[What you have to do]:
Can you transcribe the data exactly? Leave the pictures out.

[Material provided]:
........
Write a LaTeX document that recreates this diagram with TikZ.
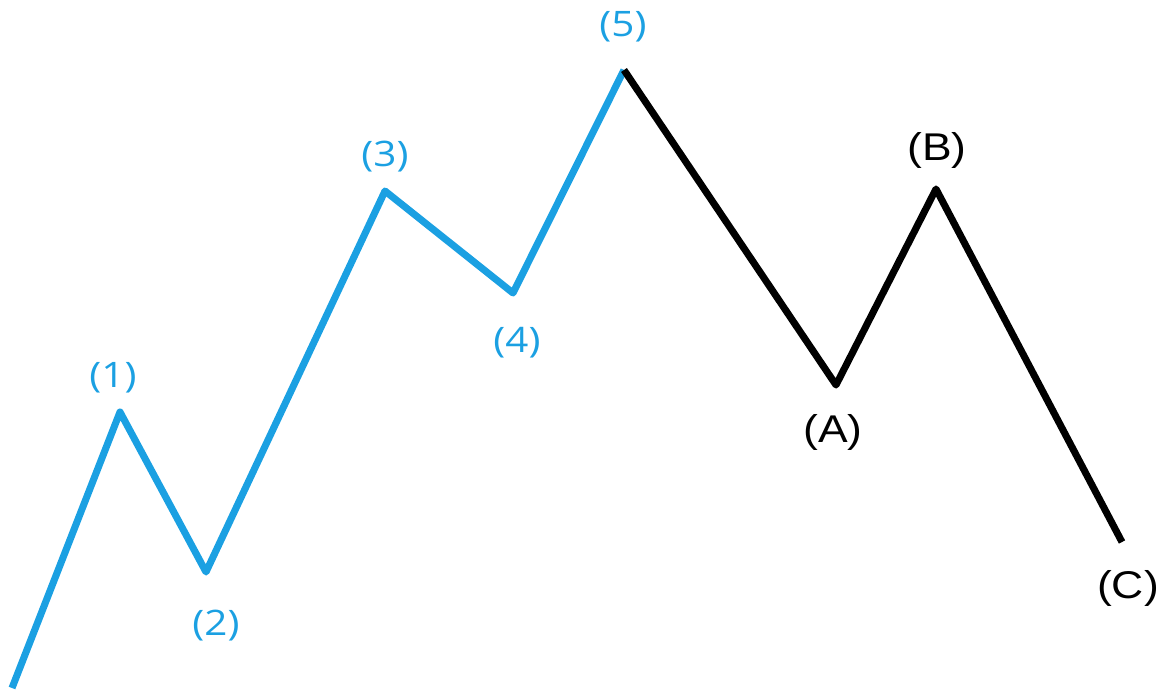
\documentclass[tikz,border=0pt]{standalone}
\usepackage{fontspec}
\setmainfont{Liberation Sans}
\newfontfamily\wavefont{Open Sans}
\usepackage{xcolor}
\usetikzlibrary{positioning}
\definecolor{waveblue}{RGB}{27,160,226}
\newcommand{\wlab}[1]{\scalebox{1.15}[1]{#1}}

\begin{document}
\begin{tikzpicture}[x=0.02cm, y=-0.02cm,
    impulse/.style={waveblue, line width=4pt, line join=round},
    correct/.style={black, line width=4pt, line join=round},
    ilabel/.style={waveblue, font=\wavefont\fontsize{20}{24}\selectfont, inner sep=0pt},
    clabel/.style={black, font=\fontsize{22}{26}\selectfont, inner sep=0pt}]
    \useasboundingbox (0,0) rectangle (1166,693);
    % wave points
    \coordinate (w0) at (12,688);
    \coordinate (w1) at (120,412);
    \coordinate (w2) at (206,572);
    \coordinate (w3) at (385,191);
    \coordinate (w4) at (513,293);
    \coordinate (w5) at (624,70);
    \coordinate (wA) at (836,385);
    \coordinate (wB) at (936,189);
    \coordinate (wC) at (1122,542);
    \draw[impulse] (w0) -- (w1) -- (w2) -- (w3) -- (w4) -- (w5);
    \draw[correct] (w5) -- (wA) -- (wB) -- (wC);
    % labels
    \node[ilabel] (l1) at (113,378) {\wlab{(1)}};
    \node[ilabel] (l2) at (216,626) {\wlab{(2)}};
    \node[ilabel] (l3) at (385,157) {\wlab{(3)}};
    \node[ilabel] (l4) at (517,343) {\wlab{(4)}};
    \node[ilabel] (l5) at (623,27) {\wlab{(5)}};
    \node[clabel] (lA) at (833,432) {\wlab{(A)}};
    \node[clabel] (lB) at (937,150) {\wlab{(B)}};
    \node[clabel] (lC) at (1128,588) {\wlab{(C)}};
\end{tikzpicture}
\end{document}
........
[Complete output]:
Write a LaTeX document that recreates this diagram with TikZ.
\documentclass[tikz,border=0pt]{standalone}
\usepackage{fontspec}
\setmainfont{Liberation Sans}
\newfontfamily\wavefont{Open Sans}
\usepackage{xcolor}
\usetikzlibrary{positioning}
\definecolor{waveblue}{RGB}{27,160,226}
\newcommand{\wlab}[1]{\scalebox{1.15}[1]{#1}}

\begin{document}
\begin{tikzpicture}[x=0.02cm, y=-0.02cm,
    impulse/.style={waveblue, line width=4pt, line join=round},
    correct/.style={black, line width=4pt, line join=round},
    ilabel/.style={waveblue, font=\wavefont\fontsize{20}{24}\selectfont, inner sep=0pt},
    clabel/.style={black, font=\fontsize{22}{26}\selectfont, inner sep=0pt}]
    \useasboundingbox (0,0) rectangle (1166,693);
    % wave points
    \coordinate (w0) at (12,688);
    \coordinate (w1) at (120,412);
    \coordinate (w2) at (206,572);
    \coordinate (w3) at (385,191);
    \coordinate (w4) at (513,293);
    \coordinate (w5) at (624,70);
    \coordinate (wA) at (836,385);
    \coordinate (wB) at (936,189);
    \coordinate (wC) at (1122,542);
    \draw[impulse] (w0) -- (w1) -- (w2) -- (w3) -- (w4) -- (w5);
    \draw[correct] (w5) -- (wA) -- (wB) -- (wC);
    % labels
    \node[ilabel] (l1) at (113,378) {\wlab{(1)}};
    \node[ilabel] (l2) at (216,626) {\wlab{(2)}};
    \node[ilabel] (l3) at (385,157) {\wlab{(3)}};
    \node[ilabel] (l4) at (517,343) {\wlab{(4)}};
    \node[ilabel] (l5) at (623,27) {\wlab{(5)}};
    \node[clabel] (lA) at (833,432) {\wlab{(A)}};
    \node[clabel] (lB) at (937,150) {\wlab{(B)}};
    \node[clabel] (lC) at (1128,588) {\wlab{(C)}};
\end{tikzpicture}
\end{document}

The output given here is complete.